Most suburbs built since 1945 are ordinary, and their houses display a minimum of architectural design. Most row houses after Rodgers Forge were ordinary, and the later Keelty, Knott, Myerhoff, and Posner rows scrimped on detailing and tried to have window sashes of just one pane of glass instead of inserting homelike small panes with wooden muntins and mullions. The least designed houses were probably the flat-roofed boxes along the Washington Parkway approach to the city; those houses were nominally brick, but hundreds of bricks were saved by having whole front walls of plate glass. At least people of modest means had a roof over their heads.

The quickly flung up shopping centers started to fall apart at about age 25. Most of the houses that are now being rehabbed by the Community Conservation program are post-war construction. However, the neo-townhouses such as those at Mays Chapel are a cut above old city row houses with a variety of facades and irregular planes in front. Possibly the first Baltimore County project to imitate such retro-design villages as Kentlands will be Kingsley Park in the eastern part of Essex, the replacement of the old, worn-out Kingsley Park.

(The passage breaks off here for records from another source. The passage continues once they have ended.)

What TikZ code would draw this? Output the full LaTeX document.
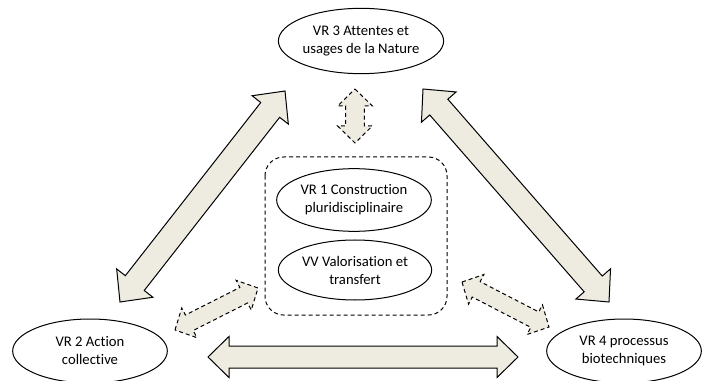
\documentclass[tikz,border=0pt]{standalone}
\usepackage{fontspec}
\setmainfont{Carlito}[Ligatures=NoCommon]
\usetikzlibrary{calc, shapes.geometric}
\definecolor{tan}{HTML}{EEECE1}
% fat double arrow: style, from, to, half shaft, half head, head length
\newcommand{\fatArrow}[6]{%
    \draw[#1] (#2)
        -- ($(#2)!#6!(#3)!#5!90:(#3)$) -- ($(#2)!#6!(#3)!#4!90:(#3)$)
        -- ($(#3)!#6!(#2)!#4!-90:(#2)$) -- ($(#3)!#6!(#2)!#5!-90:(#2)$)
        -- (#3)
        -- ($(#3)!#6!(#2)!#5!90:(#2)$) -- ($(#3)!#6!(#2)!#4!90:(#2)$)
        -- ($(#2)!#6!(#3)!#4!-90:(#3)$) -- ($(#2)!#6!(#3)!#5!-90:(#3)$)
        -- cycle;
}
\tikzset{
    bubble/.style={draw, fill=white, ellipse, line width=0.75pt, inner sep=0pt,
        align=center, font=\fontsize{11}{13.5}\selectfont,
        minimum width=116pt, minimum height=47pt},
    bigA/.style={draw=black, fill=tan, line width=0.75pt, line join=miter},
    dashA/.style={bigA, dash pattern=on 3pt off 2.25pt},
    frame/.style={draw, line width=0.75pt, dash pattern=on 3pt off 2.25pt, rounded corners=14pt}
}
\begin{document}
\begin{tikzpicture}[x=0.75pt, y=-0.75pt]
    \useasboundingbox (0,0) rectangle (707,381);
    % the group in the middle
    \draw[frame] (265,157) rectangle (447,315);
    \node[bubble] (vr1) at (354,200) {VR 1 Construction\\pluridisciplinaire};
    \node[bubble, minimum width=115pt, minimum height=45pt] (vv) at (355,270) {VV Valorisation et\\transfert};
    % the three corners
    \node[bubble, minimum width=122pt, minimum height=49pt] (vr3) at (361,41) {VR 3 Attentes et\\usages de la Nature};
    \node[bubble, minimum height=48pt] (vr2) at (90,351) {VR 2 Action\\collective};
    \node[bubble, minimum height=48pt] (vr4) at (624,351) {VR 4 processus\\biotechniques};
    % arrow ends
    \coordinate (a32) at (285,91);
    \coordinate (a23) at (120,302);
    \coordinate (a34) at (423,89);
    \coordinate (a43) at (609,302);
    \coordinate (a24) at (208,357);
    \coordinate (a42) at (518,357);
    \coordinate (d3) at (355,89);
    \coordinate (d1) at (355,143);
    \coordinate (d2) at (175,330);
    \coordinate (d12) at (258,288);
    \coordinate (d14) at (462,282);
    \coordinate (d4) at (549,327);
    \fatArrow{bigA}{a32}{a23}{9pt}{17.25pt}{18pt}
    \fatArrow{bigA}{a34}{a43}{9pt}{17.25pt}{18pt}
    \fatArrow{bigA}{a24}{a42}{8.25pt}{15.4pt}{15.75pt}
    \fatArrow{dashA}{d3}{d1}{7pt}{13pt}{12.75pt}
    \fatArrow{dashA}{d2}{d12}{6.5pt}{12.5pt}{12pt}
    \fatArrow{dashA}{d14}{d4}{6.5pt}{12.5pt}{12pt}
\end{tikzpicture}
\end{document}
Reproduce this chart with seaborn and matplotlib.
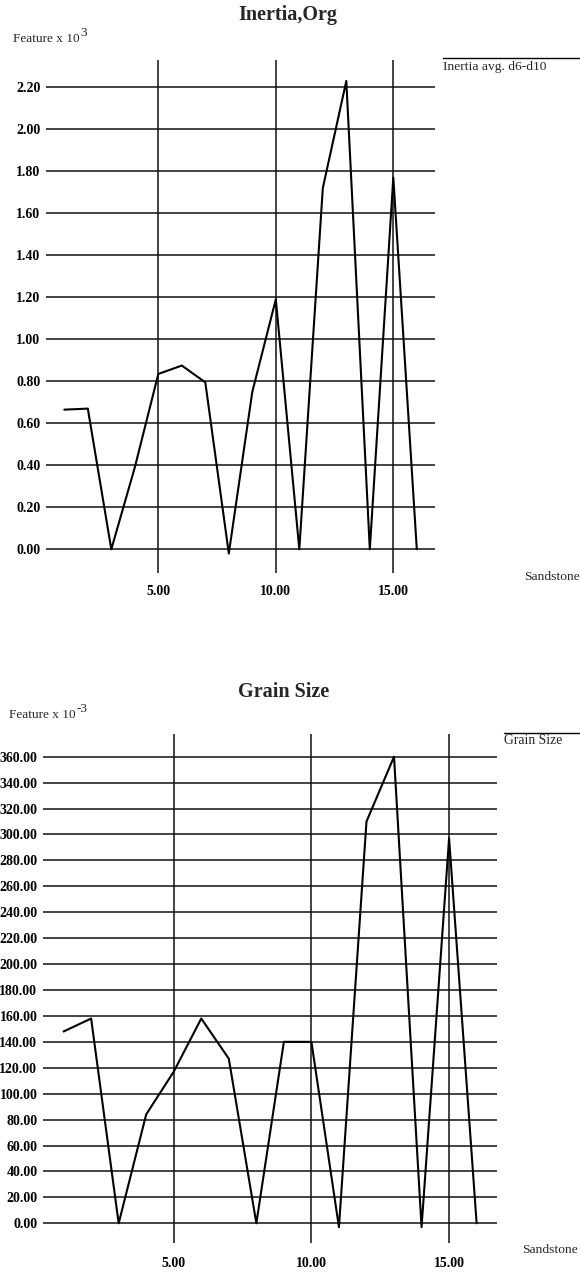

The proposals and idealized elevations have been the most admired designs in many years, but only actual construction will prove whether comfortable, friendly, and walkable neighborhoods can be created by governmental influence.

It certainly became fashionable to hate suburbs in the mid-1960s, when there was a song about the pointlessness of living in identical tickey-tackey houses. Yet in 2006, there are still people moving to city locations like Hampden and Canton and still other people moving to places like Mays Chapel, places on golf courses, or places newly established on last year’s working farm.